Konjunktur:Deutsche Wirtschaft trotzt den Krisen

Trotz Terror und Chinas Schwäche ist die Konjunktur robust - dank der Beschäftigung und dem Ölpreis.

Von A. Hagelüken

Die deutsche Wirtschaft ist ungeachtet aller Krisen weltweit auch 2015 deutlich gewachsen. Das Bruttoinlandsprodukt erhöhte sich nach Angaben des Statistischen Bundesamtes um 1,7 Prozent, so stark wie seit vier Jahren nicht mehr. Kalenderbereinigt fällt der Wert etwas niedriger aus, liegt aber - das zweite Jahr in Folge - immer noch über dem Schnitt des vergangenen Jahrzehnts. Als besonders positiv werten Ökonomen, dass die Volkswirtschaft auch im vierten Quartal den internationalen Bedrohungen trotzte. Der Zuwachs war hier mit etwa einem Viertel Prozent aber geringer als im übrigen Jahr.
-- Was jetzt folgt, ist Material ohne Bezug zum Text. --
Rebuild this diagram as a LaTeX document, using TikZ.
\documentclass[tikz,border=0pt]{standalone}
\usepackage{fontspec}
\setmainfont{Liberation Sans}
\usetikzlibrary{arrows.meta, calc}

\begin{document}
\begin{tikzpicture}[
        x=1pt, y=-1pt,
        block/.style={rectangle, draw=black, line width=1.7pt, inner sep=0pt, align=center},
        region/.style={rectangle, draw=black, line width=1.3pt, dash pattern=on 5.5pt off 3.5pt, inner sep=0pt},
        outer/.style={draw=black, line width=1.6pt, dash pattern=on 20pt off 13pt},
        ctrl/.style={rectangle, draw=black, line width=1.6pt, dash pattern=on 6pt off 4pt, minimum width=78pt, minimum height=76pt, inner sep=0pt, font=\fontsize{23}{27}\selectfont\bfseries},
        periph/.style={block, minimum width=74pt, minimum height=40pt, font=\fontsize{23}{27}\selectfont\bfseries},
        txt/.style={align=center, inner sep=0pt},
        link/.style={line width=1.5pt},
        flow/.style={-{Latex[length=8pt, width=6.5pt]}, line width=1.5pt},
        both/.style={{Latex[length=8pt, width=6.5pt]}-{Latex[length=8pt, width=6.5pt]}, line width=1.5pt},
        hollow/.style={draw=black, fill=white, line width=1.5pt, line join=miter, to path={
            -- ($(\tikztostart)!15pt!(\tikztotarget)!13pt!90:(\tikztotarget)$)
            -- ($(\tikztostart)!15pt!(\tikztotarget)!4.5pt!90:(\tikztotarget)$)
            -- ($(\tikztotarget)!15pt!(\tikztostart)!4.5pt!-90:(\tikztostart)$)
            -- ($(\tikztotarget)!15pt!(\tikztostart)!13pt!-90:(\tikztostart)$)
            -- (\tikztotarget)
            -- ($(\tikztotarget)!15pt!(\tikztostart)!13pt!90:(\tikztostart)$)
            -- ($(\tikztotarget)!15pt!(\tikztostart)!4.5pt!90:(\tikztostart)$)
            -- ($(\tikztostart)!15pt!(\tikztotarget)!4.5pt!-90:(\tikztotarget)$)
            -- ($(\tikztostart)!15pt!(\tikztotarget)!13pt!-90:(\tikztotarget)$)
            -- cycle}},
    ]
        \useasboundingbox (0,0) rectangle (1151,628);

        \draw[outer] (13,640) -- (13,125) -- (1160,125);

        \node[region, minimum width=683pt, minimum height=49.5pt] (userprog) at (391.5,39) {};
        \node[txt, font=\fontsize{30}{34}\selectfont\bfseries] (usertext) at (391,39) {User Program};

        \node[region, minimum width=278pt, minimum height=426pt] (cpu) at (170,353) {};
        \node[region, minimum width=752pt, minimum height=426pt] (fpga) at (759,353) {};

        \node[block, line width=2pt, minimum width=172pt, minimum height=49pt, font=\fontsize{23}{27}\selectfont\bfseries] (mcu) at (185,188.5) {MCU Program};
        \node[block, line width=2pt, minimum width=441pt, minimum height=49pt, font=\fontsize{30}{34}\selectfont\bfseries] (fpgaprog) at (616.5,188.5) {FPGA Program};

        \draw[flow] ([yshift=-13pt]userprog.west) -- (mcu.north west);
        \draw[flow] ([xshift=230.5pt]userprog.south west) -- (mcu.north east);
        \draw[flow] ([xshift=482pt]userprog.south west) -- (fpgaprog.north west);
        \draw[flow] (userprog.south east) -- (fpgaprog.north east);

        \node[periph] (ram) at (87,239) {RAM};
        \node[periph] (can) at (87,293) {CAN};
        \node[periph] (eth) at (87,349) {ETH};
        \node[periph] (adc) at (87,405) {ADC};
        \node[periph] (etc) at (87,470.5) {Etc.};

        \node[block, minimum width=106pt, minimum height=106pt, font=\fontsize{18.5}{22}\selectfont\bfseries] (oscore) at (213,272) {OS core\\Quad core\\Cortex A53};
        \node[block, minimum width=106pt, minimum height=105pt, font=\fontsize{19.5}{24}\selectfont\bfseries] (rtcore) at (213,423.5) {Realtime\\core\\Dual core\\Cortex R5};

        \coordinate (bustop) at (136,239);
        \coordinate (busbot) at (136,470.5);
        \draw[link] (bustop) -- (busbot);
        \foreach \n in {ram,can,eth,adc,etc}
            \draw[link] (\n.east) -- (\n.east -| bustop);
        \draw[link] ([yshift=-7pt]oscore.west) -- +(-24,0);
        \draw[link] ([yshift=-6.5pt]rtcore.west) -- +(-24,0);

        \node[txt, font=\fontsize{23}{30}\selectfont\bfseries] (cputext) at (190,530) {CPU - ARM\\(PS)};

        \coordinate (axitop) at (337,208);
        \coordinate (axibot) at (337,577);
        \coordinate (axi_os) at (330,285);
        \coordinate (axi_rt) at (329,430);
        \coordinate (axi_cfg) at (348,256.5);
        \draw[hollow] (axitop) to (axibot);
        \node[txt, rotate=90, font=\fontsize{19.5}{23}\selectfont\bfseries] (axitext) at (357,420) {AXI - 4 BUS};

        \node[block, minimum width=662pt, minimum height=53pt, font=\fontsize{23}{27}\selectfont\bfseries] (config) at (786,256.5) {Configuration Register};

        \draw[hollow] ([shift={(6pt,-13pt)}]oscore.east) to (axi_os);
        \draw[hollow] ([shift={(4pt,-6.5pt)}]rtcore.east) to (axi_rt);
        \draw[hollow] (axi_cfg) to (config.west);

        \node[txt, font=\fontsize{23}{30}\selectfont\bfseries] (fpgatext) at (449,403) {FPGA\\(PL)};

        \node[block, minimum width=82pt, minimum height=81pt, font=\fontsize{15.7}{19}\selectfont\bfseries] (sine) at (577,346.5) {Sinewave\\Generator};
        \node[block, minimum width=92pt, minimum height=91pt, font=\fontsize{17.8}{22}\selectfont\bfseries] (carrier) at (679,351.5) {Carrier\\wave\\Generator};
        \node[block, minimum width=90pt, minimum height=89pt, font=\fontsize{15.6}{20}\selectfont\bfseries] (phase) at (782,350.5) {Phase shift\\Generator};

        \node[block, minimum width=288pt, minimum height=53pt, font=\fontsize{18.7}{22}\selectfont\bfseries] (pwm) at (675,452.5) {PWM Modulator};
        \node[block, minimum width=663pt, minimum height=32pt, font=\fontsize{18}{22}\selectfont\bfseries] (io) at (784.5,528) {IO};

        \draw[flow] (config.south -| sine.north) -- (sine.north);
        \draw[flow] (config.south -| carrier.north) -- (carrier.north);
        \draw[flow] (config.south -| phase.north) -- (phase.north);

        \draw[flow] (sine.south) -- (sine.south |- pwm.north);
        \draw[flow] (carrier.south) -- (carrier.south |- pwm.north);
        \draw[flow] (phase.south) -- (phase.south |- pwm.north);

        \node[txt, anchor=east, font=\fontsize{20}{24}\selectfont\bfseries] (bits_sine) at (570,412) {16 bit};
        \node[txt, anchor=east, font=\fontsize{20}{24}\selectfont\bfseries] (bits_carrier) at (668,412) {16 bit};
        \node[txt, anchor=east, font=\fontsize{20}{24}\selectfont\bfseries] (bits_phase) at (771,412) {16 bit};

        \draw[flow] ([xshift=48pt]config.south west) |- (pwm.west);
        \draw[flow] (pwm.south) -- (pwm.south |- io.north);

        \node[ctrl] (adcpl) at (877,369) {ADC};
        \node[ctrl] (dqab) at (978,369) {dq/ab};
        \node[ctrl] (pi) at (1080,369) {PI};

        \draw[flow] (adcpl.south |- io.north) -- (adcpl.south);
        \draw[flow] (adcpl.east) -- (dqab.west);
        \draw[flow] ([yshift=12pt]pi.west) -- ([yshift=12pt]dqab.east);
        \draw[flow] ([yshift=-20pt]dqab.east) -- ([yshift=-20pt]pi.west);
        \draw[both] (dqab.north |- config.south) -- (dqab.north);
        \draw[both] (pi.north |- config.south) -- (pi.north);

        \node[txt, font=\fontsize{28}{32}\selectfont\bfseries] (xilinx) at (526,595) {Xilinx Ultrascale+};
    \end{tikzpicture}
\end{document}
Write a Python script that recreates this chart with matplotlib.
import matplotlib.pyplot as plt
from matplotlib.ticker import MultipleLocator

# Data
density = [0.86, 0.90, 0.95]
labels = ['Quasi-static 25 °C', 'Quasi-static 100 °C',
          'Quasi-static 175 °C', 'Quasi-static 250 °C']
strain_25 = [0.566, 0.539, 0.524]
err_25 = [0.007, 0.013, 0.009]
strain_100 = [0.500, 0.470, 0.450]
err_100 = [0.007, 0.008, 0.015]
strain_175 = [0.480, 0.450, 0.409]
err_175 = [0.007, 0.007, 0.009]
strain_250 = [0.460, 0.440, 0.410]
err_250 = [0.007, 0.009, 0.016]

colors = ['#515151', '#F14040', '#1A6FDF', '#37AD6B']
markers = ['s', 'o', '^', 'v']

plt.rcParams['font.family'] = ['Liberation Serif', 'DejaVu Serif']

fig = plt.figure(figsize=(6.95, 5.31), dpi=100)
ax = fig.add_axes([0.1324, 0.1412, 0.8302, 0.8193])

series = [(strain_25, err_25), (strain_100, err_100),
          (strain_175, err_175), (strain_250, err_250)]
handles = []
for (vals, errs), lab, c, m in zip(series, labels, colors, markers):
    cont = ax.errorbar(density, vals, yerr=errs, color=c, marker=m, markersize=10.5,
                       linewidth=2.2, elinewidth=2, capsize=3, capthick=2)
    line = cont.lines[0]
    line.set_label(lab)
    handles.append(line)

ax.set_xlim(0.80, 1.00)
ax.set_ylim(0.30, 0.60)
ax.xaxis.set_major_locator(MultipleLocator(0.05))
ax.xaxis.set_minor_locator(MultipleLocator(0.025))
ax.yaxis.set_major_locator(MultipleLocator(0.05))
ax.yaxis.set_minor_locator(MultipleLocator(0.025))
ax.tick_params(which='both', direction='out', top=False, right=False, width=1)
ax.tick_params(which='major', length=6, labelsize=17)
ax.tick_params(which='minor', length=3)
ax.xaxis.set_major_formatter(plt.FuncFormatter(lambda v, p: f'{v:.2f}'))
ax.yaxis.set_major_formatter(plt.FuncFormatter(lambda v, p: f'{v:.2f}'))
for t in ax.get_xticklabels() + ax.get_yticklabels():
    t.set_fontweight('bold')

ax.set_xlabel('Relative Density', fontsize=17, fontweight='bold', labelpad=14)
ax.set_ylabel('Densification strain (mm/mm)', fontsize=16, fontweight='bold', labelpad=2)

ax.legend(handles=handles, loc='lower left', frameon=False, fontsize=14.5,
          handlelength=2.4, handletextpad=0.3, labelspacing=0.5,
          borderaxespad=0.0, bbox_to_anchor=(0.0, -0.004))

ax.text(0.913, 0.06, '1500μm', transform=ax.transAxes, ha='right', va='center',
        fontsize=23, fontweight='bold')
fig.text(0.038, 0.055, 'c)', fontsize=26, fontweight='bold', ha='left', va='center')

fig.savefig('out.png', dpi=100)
Ungewöhnlich für die Bundesrepublik waren die Ursachen des Wachstums. "Die Konjunktur lebt nicht wie sonst oft üblich von den Exporten", sagt Roland Döhrn, Konjunkturchef des Wirtschaftsforschungsinstituts RWI. Das Ende des Booms in Schwellenländern wie China dämpft die Nachfrage nach deutscher Ware. Zwar erhöhten sich die Ausfuhren deutlich, doch die Importe noch mehr. Damit trug der Außenhandel nur 0,2 Prozent zum Wachstum von 1,7 Prozent bei. Die Investitionen nahmen weniger zu als 2014.

Antreiber war dagegen der private Konsum, der davon profitierte, dass seit der Wiedervereinigung noch nie so viele Deutsche eine Stelle hatten. Mehr Kaufkraft bescherten auch Sondereffekte, die wieder verschwinden werden: "Der starke Rückgang des Ölpreises hat den Konsum befeuert", sagt der Forscher Döhrn, "man muss lange zurückgehen, um so etwas zu sehen." Die Inflation reduzierte sich von 0,9 Prozent 2014 auf 0,3 Prozent. Noch stärker als der private Konsum erhöhten sich die Staatsausgaben, etwa durch die Ausgaben für Flüchtlinge. Der Staat nahm aber auch sehr viel Geld ein: Mit 16,4 Milliarden Euro erzielten Bund, Länder, Kommunen und Sozialversicherungen den zweithöchsten Überschuss seit der Wiedervereinigung.

Dieses Jahr ist eine schwarze Null nach Einschätzung von Bundeskanzlerin Angela Merkel (CDU) nicht sicher. Die Regierung habe sich einen ausgeglichenen Haushalt vorgenommen, aber "keiner von uns kann die wirtschaftliche Situation genau voraussagen", sagte Merkel. Fragen von elementarer Wichtigkeit wie etwa die Bekämpfung von Fluchtursachen oder die Integration müssten immer wieder neu betrachtet werden. SPD-Chef Sigmar Gabriel hatte tags zuvor gesagt, man dürfe den Zusammenhalt der Gesellschaft nicht dadurch gefährden, dass die schwarze Null wichtiger sei als die Einstellung von Lehrern und andere Aufgaben des Staates.

Allerdings rechnet die Bundesregierung wie viele Konjunkturforscher für dieses Jahr nach wie vor mit einem ähnlich hohen Wachstum wie 2015. Dabei sind die Risiken ähnlich. "Die Schwäche der Schwellenländer wirkt sich aus", sagt Oliver Holtemöller, Vorstand des Instituts für Wirtschaftsforschung Halle, voraus. Dagegen würden die staatlichen Ausgaben für Flüchtlinge und der private Konsum die Wirtschaft weiter stützen. Das gelte zumal, wenn der Ölpreis so niedrig bleibe wie aktuell mit 30 Dollar. Holtemöller wies darauf hin, dass viele Konjunkturforscher in ihren Prognosen eher mit einem Ölpreis von 40 Dollar kalkuliert hätten.